Let me start by saying that I studied French throughout high school, and then for a couple more years in college. And, let’s just say that it didn’t go as well as I’d hoped.
Oh, I can speak French and read it alright. I am just not able to do it around French people. Ya see, when I went to Paris (more than a decade ago) and spoke it for the first time to a French woman at an information booth in the subway, she sneered at me with an “Oh, really? You’re going to speak my language?” look in her eyes. Not only that, but she didn’t answer my question or provide me with any assistance. At all. She just continued to sneer silently at me. Not exactly the kind of “information” I was in need of at the time.
(In the French countryside, I did not encounter this attitude, but I still tended to keep my mouth shut unless I was hungry and, therefore, ordering a meal.)
Flash forward to my life as I know it today.
In the office where I work, there is a Hispanic man who shuttles around a giant garbage can all day long, on his stops between kitchens and bathrooms. For months, I’ve been greeting him hello or waving at him down the hall. He has done the same. Recently, however, he began to test me. He started sneaking “hola” into his greeting. Since I figure that’s a pretty easy one, I now say “hola” to him instead of “hello.”

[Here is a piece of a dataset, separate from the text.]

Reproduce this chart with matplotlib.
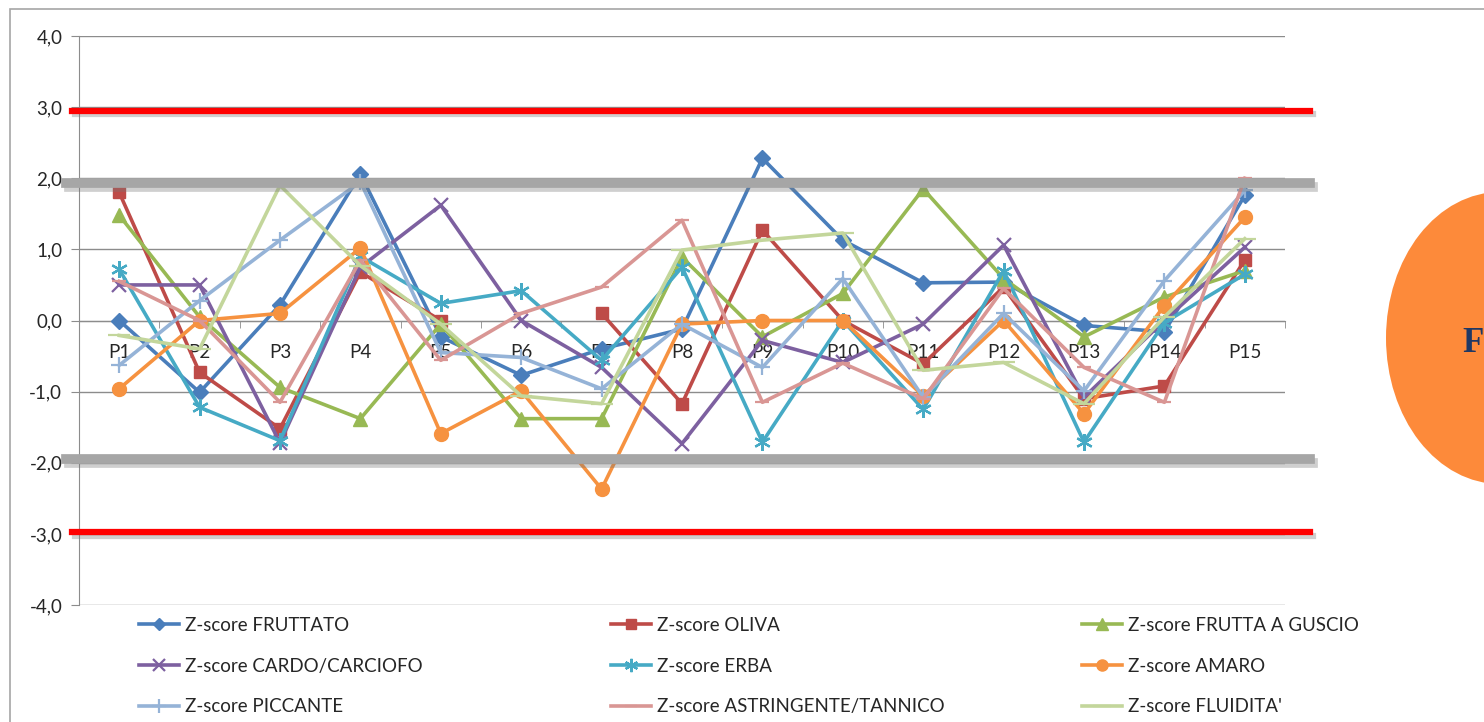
import numpy as np
import matplotlib
matplotlib.use('Agg')
from matplotlib import pyplot as plt
from matplotlib import patheffects as pe
from matplotlib.lines import Line2D
from matplotlib.patches import Ellipse, Rectangle
from matplotlib.ticker import FixedLocator, FuncFormatter

plt.rcParams['font.family'] = ['Lato', 'DejaVu Sans']

# panel di assaggio P1..P15
categorie = ['P%d' % i for i in range(1, 16)]

fruttato = [0.0, -1.01, 0.22, 2.06, -0.23, -0.77, -0.40, -0.12, 2.28, 1.13, 0.53, 0.54, -0.07, -0.16, 1.76]
oliva = [1.80, -0.73, -1.52, 0.68, 0.0, np.nan, 0.10, -1.17, 1.27, 0.0, -0.61, 0.47, -1.10, -0.92, 0.85]
frutta_guscio = [1.48, 0.05, -0.94, -1.38, -0.05, -1.38, -1.38, 0.89, -0.23, 0.38, 1.85, 0.59, -0.23, 0.33, 0.70]
cardo = [0.50, 0.50, -1.72, 0.75, 1.62, 0.0, -0.66, -1.73, -0.28, -0.59, -0.05, 1.06, -1.08, 0.0, 1.03]
erba = [0.72, -1.22, -1.69, 0.90, 0.24, 0.42, -0.56, 0.75, -1.71, 0.0, -1.25, 0.70, -1.71, -0.03, 0.65]
amaro = [-0.96, 0.0, 0.10, 1.02, -1.59, -0.99, -2.37, -0.05, 0.0, 0.0, -1.06, 0.0, -1.31, 0.21, 1.45]
piccante = [-0.63, 0.28, 1.13, 1.95, -0.45, -0.52, -0.96, -0.05, -0.66, 0.59, -1.08, 0.10, -0.99, 0.56, 1.83]
astringente = [0.55, 0.0, -1.15, 0.85, -0.56, 0.10, 0.47, 1.41, -1.15, -0.60, -1.10, 0.45, -0.66, -1.15, 2.0]
fluidita = [-0.21, -0.40, 1.90, 0.77, -0.05, -1.06, -1.17, 0.99, 1.13, 1.23, -0.70, -0.59, -1.17, 0.05, 1.15]

# soglie disegnate sopra il grafico
soglie_rosse = [2.95, -2.98]
soglie_grigie = [1.93, -1.95]

serie = [
    ('Z-score FRUTTATO', fruttato, '#4A7EBB', 'D', 8),
    ('Z-score OLIVA', oliva, '#BE4B48', 's', 9),
    ('Z-score FRUTTA A GUSCIO', frutta_guscio, '#98B954', '^', 10),
    ('Z-score CARDO/CARCIOFO', cardo, '#7D60A0', 'x', 10),
    ('Z-score ERBA', erba, '#46AAC5', (6, 2, 0), 12),
    ('Z-score AMARO', amaro, '#F69240', 'o', 10),
    ('Z-score PICCANTE', piccante, '#95B3D7', '+', 12),
    ('Z-score ASTRINGENTE/TANNICO', astringente, '#D99694', '_', 10),
    ("Z-score FLUIDITA'", fluidita, '#C3D69B', '_', 16),
]

W, H = 1484, 722
FS = 13.5
fig = plt.figure(figsize=(W / 100, H / 100), dpi=100)
fig.patch.set_facecolor('white')

# cornice esterna del grafico
fig.add_artist(Rectangle((10 / W, -0.05), 1.2, 1 - 9 / H + 0.05, transform=fig.transFigure,
                         fill=False, edgecolor='#A6A6A6', linewidth=1.2))

ax = fig.add_axes([79 / W, 1 - 605 / H, (1285 - 79) / W, (605 - 36) / H])
x = np.arange(len(categorie))

for nome, valori, colore, marker, ms in serie:
    ax.plot(x, valori, color=colore, linewidth=2.6, marker=marker, markersize=ms,
            markeredgewidth=1.6 if marker in ('x', '+', '_') or isinstance(marker, tuple) else 1,
            markerfacecolor=colore, markeredgecolor=colore, label=nome, zorder=3,
            clip_on=False)

ax.set_xlim(-0.5, len(categorie) - 0.5)
ax.set_ylim(-4, 4)
ax.yaxis.set_major_locator(FixedLocator(np.arange(-4, 5, 1)))
ax.yaxis.set_major_formatter(FuncFormatter(lambda v, p: ('%.1f' % v).replace('.', ',')))
ax.grid(axis='y', color='#8C8C8C', linewidth=1)
ax.set_axisbelow(True)

for s in ['top', 'right']:
    ax.spines[s].set_visible(False)
ax.spines['left'].set_color('#8C8C8C')
ax.spines['bottom'].set_position(('data', 0))
ax.spines['bottom'].set_color('#8C8C8C')

ax.set_xticks(x)
ax.set_xticklabels(categorie)
ax.set_xticks(np.arange(-0.5, len(categorie), 1), minor=True)
ax.tick_params(axis='x', which='major', length=0, pad=17, labelsize=FS, labelcolor='#262626')
ax.tick_params(axis='x', which='minor', length=5, color='#8C8C8C', direction='out')
ax.tick_params(axis='y', length=6, color='#8C8C8C', labelsize=FS, labelcolor='#262626', pad=6)

# linee di soglia con ombra
ombra = [pe.SimpleLineShadow(offset=(2, -2.5), shadow_color='#777777', alpha=0.35), pe.Normal()]
for y in soglie_rosse:
    ax.add_line(Line2D([(72 - 79) / 80.4 - 0.5, (1310 - 79) / 80.4 - 0.5], [y, y], color='#FF0000',
                       linewidth=4.5, zorder=6, clip_on=False, path_effects=ombra))
for y in soglie_grigie:
    ax.add_line(Line2D([(66 - 79) / 80.4 - 0.5, (1310 - 79) / 80.4 - 0.5], [y, y], color='#A6A6A6',
                       linewidth=7, zorder=6, clip_on=False, path_effects=ombra))

# legenda su tre colonne equidistanti
handles, labels = ax.get_legend_handles_labels()
for col, x0 in enumerate([139, 611, 1082]):
    idx = [col, col + 3, col + 6]
    leg = fig.legend([handles[i] for i in idx], [labels[i] for i in idx], loc='upper left',
                     bbox_to_anchor=(x0 / W, 1 - 617 / H), frameon=False, fontsize=FS,
                     labelspacing=1.26, handlelength=2.15, handletextpad=0.28, borderpad=0,
                     borderaxespad=0, markerscale=0.8)
    for t in leg.get_texts():
        t.set_color('#262626')

# elemento grafico decorativo sul lato destro
fig.add_artist(Ellipse((1500 / W, 1 - 338 / H), 2 * 114 / W, 2 * 146 / H, transform=fig.transFigure,
                       facecolor='#FD8A3A', edgecolor='none'))
fig.text(1462 / W, 1 - 344 / H, 'F', fontsize=25, fontweight='bold', family='Liberation Serif',
         color='#1F3864', va='center', ha='left')

fig.savefig('out.png', dpi=100)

However, this morning, he added to it. “Hola. ¿Cómo estás?” Oh, good. Another easy one. “Está bien,” I answered. So far, so good. He even offered a huge, encouraging smile to me when I said it, commending me for my effort to communicate in a language other than my own. Now I’m thinking that he will probably begin adding even more words and phrases en español into our hallway conversations as the weeks pass. If he’d only stick to the topic of Mexican food items, I’d probably be okay for a while… however, I’m thinking I’ll need to be a little more adventurous than that. And, anyway, I like the idea of redeeming my international relationship-building skills.
Thank goodness most of the people I know took Spanish in high school, so I can use them as a reference… and that the Internet makes cross-cultural relationships so much easier today. A simple click to a translation page is so much nicer than, for instance, tiptoeing my way up to a wayward Parisian information booth attendant.